The fact that President Obama has refused to see matters this way and has concentrated instead on offering Iran an integration path in the Middle East is a source of endless frustration in Israel.

However, the intensity of the rift between Israel and the US should not be exaggerated.

Although the personal rapport between Mr Netanyahu and Mr Obama is very poor and probably the worst between leaders of the two nations, Mr Obama is also the one US leader who has done the most for Israel's security by transferring unprecedented quantities of weapons and military technology to the Jewish state over the past few years.

There are also fair chances that Mr Netanyahu may lose Israel's general election scheduled for March 17, so the personal frisson in the relationship could disappear literally overnight; any centre-left Israeli government is bound to be more amenable to US suggestions.

Finally, it is virtually guaranteed that any president after Mr Obama will give a more assertive stance to the US' foreign policy, something bound to please Israel.
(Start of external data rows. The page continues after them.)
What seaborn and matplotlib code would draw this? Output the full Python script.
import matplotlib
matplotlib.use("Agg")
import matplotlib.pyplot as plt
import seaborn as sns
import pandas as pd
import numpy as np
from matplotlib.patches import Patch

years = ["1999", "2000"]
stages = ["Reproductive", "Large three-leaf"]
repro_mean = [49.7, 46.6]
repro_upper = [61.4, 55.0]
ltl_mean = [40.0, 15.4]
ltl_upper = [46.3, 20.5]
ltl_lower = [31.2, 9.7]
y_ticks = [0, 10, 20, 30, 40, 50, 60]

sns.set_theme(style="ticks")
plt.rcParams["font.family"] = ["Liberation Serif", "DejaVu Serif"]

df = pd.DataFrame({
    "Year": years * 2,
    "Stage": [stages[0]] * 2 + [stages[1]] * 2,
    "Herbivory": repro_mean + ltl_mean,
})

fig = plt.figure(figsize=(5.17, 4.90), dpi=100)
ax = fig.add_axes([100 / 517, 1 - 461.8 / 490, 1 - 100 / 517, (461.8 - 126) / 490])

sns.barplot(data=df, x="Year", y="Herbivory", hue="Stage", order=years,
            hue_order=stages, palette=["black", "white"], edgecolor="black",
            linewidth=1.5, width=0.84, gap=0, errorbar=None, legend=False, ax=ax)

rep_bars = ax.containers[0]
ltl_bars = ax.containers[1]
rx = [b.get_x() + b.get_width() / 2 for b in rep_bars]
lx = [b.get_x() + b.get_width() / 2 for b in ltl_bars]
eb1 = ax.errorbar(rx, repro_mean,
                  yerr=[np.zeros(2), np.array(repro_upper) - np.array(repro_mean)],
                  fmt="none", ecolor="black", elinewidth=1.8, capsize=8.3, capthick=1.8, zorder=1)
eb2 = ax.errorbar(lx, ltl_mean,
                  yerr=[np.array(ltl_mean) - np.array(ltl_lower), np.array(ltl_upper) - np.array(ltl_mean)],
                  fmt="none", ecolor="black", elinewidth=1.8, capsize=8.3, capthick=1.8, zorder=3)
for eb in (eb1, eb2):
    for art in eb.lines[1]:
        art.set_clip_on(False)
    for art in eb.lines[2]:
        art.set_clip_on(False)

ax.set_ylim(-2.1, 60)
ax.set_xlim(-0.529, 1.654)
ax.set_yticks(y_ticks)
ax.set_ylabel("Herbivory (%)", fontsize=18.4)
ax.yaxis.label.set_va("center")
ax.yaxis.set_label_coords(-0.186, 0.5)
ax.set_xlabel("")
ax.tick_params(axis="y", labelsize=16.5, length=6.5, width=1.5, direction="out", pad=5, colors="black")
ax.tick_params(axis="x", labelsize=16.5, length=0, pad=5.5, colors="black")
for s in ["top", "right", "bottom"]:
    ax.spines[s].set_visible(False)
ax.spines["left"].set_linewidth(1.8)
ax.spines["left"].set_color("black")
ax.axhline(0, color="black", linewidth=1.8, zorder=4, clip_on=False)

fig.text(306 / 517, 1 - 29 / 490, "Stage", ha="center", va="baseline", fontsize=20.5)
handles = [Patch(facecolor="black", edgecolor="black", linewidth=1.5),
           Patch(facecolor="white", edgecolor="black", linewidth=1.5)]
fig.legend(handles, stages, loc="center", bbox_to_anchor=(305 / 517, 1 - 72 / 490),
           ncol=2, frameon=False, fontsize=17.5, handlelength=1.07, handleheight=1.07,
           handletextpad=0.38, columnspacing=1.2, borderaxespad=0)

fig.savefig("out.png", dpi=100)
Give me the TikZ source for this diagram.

Nevertheless, it is a fact that the strategic objectives of Israel and the US are diverging in profound ways.

For the first time since its creation, Israel can no longer construct its security solely through an alliance with the US; it will also have to turn to alliances it can forge within the Middle East to secure its existence.

These alliances, with moderate powers such as the monarchies of the Gulf, are theoretically feasible but they all entail real Israeli concessions on Palestine, something which few Israeli leaders are willing to contemplate.

Unsurprisingly, therefore, most of Israel's political class would still prefer to knock at the door of the US.